PROVIDED DATA
------------------------------------------------------------------------
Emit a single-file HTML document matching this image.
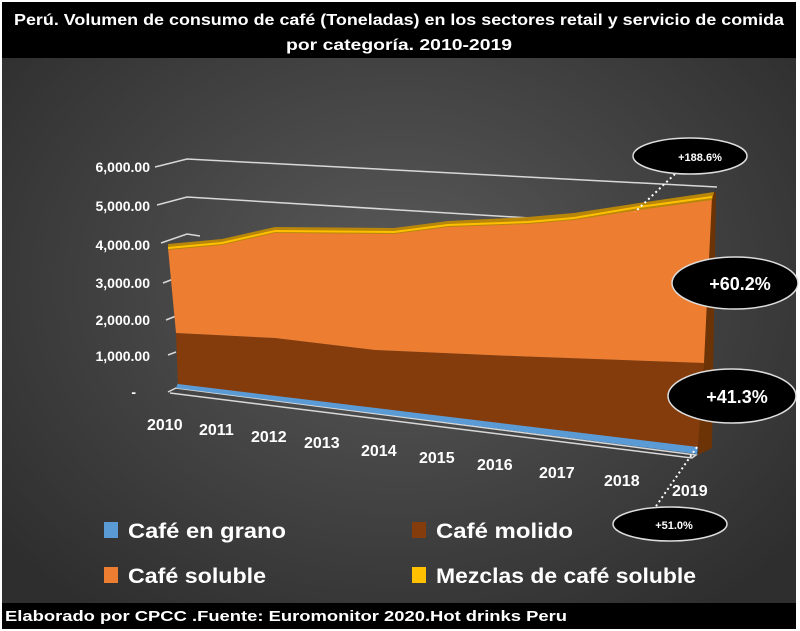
<!DOCTYPE html>
<html><head><meta charset="utf-8"><style>
html,body{margin:0;padding:0;background:#fff}
svg{display:block}
text{font-family:"Liberation Sans",sans-serif;fill:#fff;font-weight:bold}
</style></head><body>
<svg width="800" height="631" viewBox="0 0 800 631">
<defs>
<radialGradient id="bg" cx="50%" cy="45%" r="65%">
<stop offset="0" stop-color="#5a5a5a"/><stop offset="1" stop-color="#2e2e2e"/>
</radialGradient>
</defs>
<rect x="0" y="0" width="800" height="631" fill="#fff"/>
<rect x="2" y="2" width="794" height="627" fill="url(#bg)"/>
<rect x="2" y="2" width="794" height="56" fill="#000"/>
<text x="399" y="25" text-anchor="middle" font-size="16" textLength="770" lengthAdjust="spacingAndGlyphs">Perú. Volumen de consumo de café (Toneladas) en los sectores retail y servicio de comida</text>
<text x="399" y="50" text-anchor="middle" font-size="16" textLength="226" lengthAdjust="spacingAndGlyphs">por categoría. 2010-2019</text>

<g stroke="#d8d8d8" stroke-width="1.5" fill="none">
<polyline points="155,167 187,159 717,187"/>
<polyline points="157,205 187,197 530,218"/>
<polyline points="161,243 187,234 200,236"/>
<line x1="163" y1="283" x2="176" y2="278"/>
<line x1="166" y1="320" x2="176" y2="316"/>
<line x1="168" y1="355" x2="176" y2="352"/>
<polyline points="168,392 176,388 696,455 692,458 170,393"/>
</g>
<g font-size="14" text-anchor="end">
<text x="150" y="172">6,000.00</text>
<text x="150" y="211">5,000.00</text>
<text x="150" y="250">4,000.00</text>
<text x="150" y="288">3,000.00</text>
<text x="150" y="325">2,000.00</text>
<text x="150" y="361">1,000.00</text>
<text x="136" y="397">-</text>
</g>

<polygon points="704,196 716,192 712,448 698,455" fill="#6b3306"/>
<polygon points="178,383 698,446 697,454 176,388" fill="#5b9bd5"/>
<polygon points="176,333 275,338 375,350 513,356 704,363 698,447 178,384" fill="#843c0c"/>
<polygon points="168,248 222,243 275,231 394,232 448,225 528,222 574,218 639,208 712,197 704,363 513,356 375,350 275,338 176,333" fill="#ed7d31"/>
<polygon points="168,244 222,239 275,227 394,228 448,221 528,217 574,213 639,203 714,192 712,200 639,210 574,220 528,224 448,227 394,234 275,233 222,245 168,250" fill="#b8860b"/>
<polyline points="168,248 222,243 275,231 394,232 448,225 528,222 574,218 639,207 712,197" fill="none" stroke="#ffc000" stroke-width="2"/>

<g stroke="#fff" stroke-width="2" stroke-dasharray="2,3" fill="none">
<line x1="675" y1="174" x2="635" y2="212"/>
<line x1="697" y1="447" x2="652" y2="512"/>
</g>
<g fill="#000" stroke="#ddd" stroke-width="1.5">
<ellipse cx="690" cy="156" rx="57" ry="18"/>
<ellipse cx="735" cy="283" rx="63" ry="26"/>
<ellipse cx="732" cy="396" rx="64" ry="27"/>
<ellipse cx="670" cy="524" rx="57" ry="17"/>
</g>
<text x="700" y="161" text-anchor="middle" font-size="11" font-weight="normal">+188.6%</text>
<text x="740" y="290" text-anchor="middle" font-size="18">+60.2%</text>
<text x="737" y="403" text-anchor="middle" font-size="18">+41.3%</text>
<text x="674" y="529" text-anchor="middle" font-size="11" font-weight="normal">+51.0%</text>

<g font-size="16">
<text x="147" y="430">2010</text>
<text x="199" y="435">2011</text>
<text x="251" y="442">2012</text>
<text x="304" y="448">2013</text>
<text x="361" y="456">2014</text>
<text x="419" y="463">2015</text>
<text x="477" y="470">2016</text>
<text x="539" y="478">2017</text>
<text x="604" y="486">2018</text>
<text x="672" y="496">2019</text>
</g>

<rect x="104" y="522" width="14" height="16" fill="#5b9bd5"/>
<rect x="412" y="522" width="14" height="16" fill="#843c0c"/>
<rect x="104" y="567" width="14" height="16" fill="#ed7d31"/>
<rect x="412" y="567" width="14" height="16" fill="#ffc000"/>
<g font-size="21">
<text x="128" y="538" textLength="158" lengthAdjust="spacingAndGlyphs">Café en grano</text>
<text x="436" y="538" textLength="137" lengthAdjust="spacingAndGlyphs">Café molido</text>
<text x="128" y="583" textLength="138" lengthAdjust="spacingAndGlyphs">Café soluble</text>
<text x="436" y="583" textLength="260" lengthAdjust="spacingAndGlyphs">Mezclas de café soluble</text>
</g>

<rect x="2" y="603" width="794" height="26" fill="#000"/>
<text x="5" y="621" font-size="15" textLength="562" lengthAdjust="spacingAndGlyphs">Elaborado por CPCC .Fuente: Euromonitor 2020.Hot drinks Peru</text>
</svg>
</body></html>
------------------------------------------------------------------------
EXERCISE PROMPT
Reproduce the material in full, word for word, and omit the pictures.

ANSWER
Emit a single-file HTML document matching this image.
<!DOCTYPE html>
<html><head><meta charset="utf-8"><style>
html,body{margin:0;padding:0;background:#fff}
svg{display:block}
text{font-family:"Liberation Sans",sans-serif;fill:#fff;font-weight:bold}
</style></head><body>
<svg width="800" height="631" viewBox="0 0 800 631">
<defs>
<radialGradient id="bg" cx="50%" cy="45%" r="65%">
<stop offset="0" stop-color="#5a5a5a"/><stop offset="1" stop-color="#2e2e2e"/>
</radialGradient>
</defs>
<rect x="0" y="0" width="800" height="631" fill="#fff"/>
<rect x="2" y="2" width="794" height="627" fill="url(#bg)"/>
<rect x="2" y="2" width="794" height="56" fill="#000"/>
<text x="399" y="25" text-anchor="middle" font-size="16" textLength="770" lengthAdjust="spacingAndGlyphs">Perú. Volumen de consumo de café (Toneladas) en los sectores retail y servicio de comida</text>
<text x="399" y="50" text-anchor="middle" font-size="16" textLength="226" lengthAdjust="spacingAndGlyphs">por categoría. 2010-2019</text>

<g stroke="#d8d8d8" stroke-width="1.5" fill="none">
<polyline points="155,167 187,159 717,187"/>
<polyline points="157,205 187,197 530,218"/>
<polyline points="161,243 187,234 200,236"/>
<line x1="163" y1="283" x2="176" y2="278"/>
<line x1="166" y1="320" x2="176" y2="316"/>
<line x1="168" y1="355" x2="176" y2="352"/>
<polyline points="168,392 176,388 696,455 692,458 170,393"/>
</g>
<g font-size="14" text-anchor="end">
<text x="150" y="172">6,000.00</text>
<text x="150" y="211">5,000.00</text>
<text x="150" y="250">4,000.00</text>
<text x="150" y="288">3,000.00</text>
<text x="150" y="325">2,000.00</text>
<text x="150" y="361">1,000.00</text>
<text x="136" y="397">-</text>
</g>

<polygon points="704,196 716,192 712,448 698,455" fill="#6b3306"/>
<polygon points="178,383 698,446 697,454 176,388" fill="#5b9bd5"/>
<polygon points="176,333 275,338 375,350 513,356 704,363 698,447 178,384" fill="#843c0c"/>
<polygon points="168,248 222,243 275,231 394,232 448,225 528,222 574,218 639,208 712,197 704,363 513,356 375,350 275,338 176,333" fill="#ed7d31"/>
<polygon points="168,244 222,239 275,227 394,228 448,221 528,217 574,213 639,203 714,192 712,200 639,210 574,220 528,224 448,227 394,234 275,233 222,245 168,250" fill="#b8860b"/>
<polyline points="168,248 222,243 275,231 394,232 448,225 528,222 574,218 639,207 712,197" fill="none" stroke="#ffc000" stroke-width="2"/>

<g stroke="#fff" stroke-width="2" stroke-dasharray="2,3" fill="none">
<line x1="675" y1="174" x2="635" y2="212"/>
<line x1="697" y1="447" x2="652" y2="512"/>
</g>
<g fill="#000" stroke="#ddd" stroke-width="1.5">
<ellipse cx="690" cy="156" rx="57" ry="18"/>
<ellipse cx="735" cy="283" rx="63" ry="26"/>
<ellipse cx="732" cy="396" rx="64" ry="27"/>
<ellipse cx="670" cy="524" rx="57" ry="17"/>
</g>
<text x="700" y="161" text-anchor="middle" font-size="11" font-weight="normal">+188.6%</text>
<text x="740" y="290" text-anchor="middle" font-size="18">+60.2%</text>
<text x="737" y="403" text-anchor="middle" font-size="18">+41.3%</text>
<text x="674" y="529" text-anchor="middle" font-size="11" font-weight="normal">+51.0%</text>

<g font-size="16">
<text x="147" y="430">2010</text>
<text x="199" y="435">2011</text>
<text x="251" y="442">2012</text>
<text x="304" y="448">2013</text>
<text x="361" y="456">2014</text>
<text x="419" y="463">2015</text>
<text x="477" y="470">2016</text>
<text x="539" y="478">2017</text>
<text x="604" y="486">2018</text>
<text x="672" y="496">2019</text>
</g>

<rect x="104" y="522" width="14" height="16" fill="#5b9bd5"/>
<rect x="412" y="522" width="14" height="16" fill="#843c0c"/>
<rect x="104" y="567" width="14" height="16" fill="#ed7d31"/>
<rect x="412" y="567" width="14" height="16" fill="#ffc000"/>
<g font-size="21">
<text x="128" y="538" textLength="158" lengthAdjust="spacingAndGlyphs">Café en grano</text>
<text x="436" y="538" textLength="137" lengthAdjust="spacingAndGlyphs">Café molido</text>
<text x="128" y="583" textLength="138" lengthAdjust="spacingAndGlyphs">Café soluble</text>
<text x="436" y="583" textLength="260" lengthAdjust="spacingAndGlyphs">Mezclas de café soluble</text>
</g>

<rect x="2" y="603" width="794" height="26" fill="#000"/>
<text x="5" y="621" font-size="15" textLength="562" lengthAdjust="spacingAndGlyphs">Elaborado por CPCC .Fuente: Euromonitor 2020.Hot drinks Peru</text>
</svg>
</body></html>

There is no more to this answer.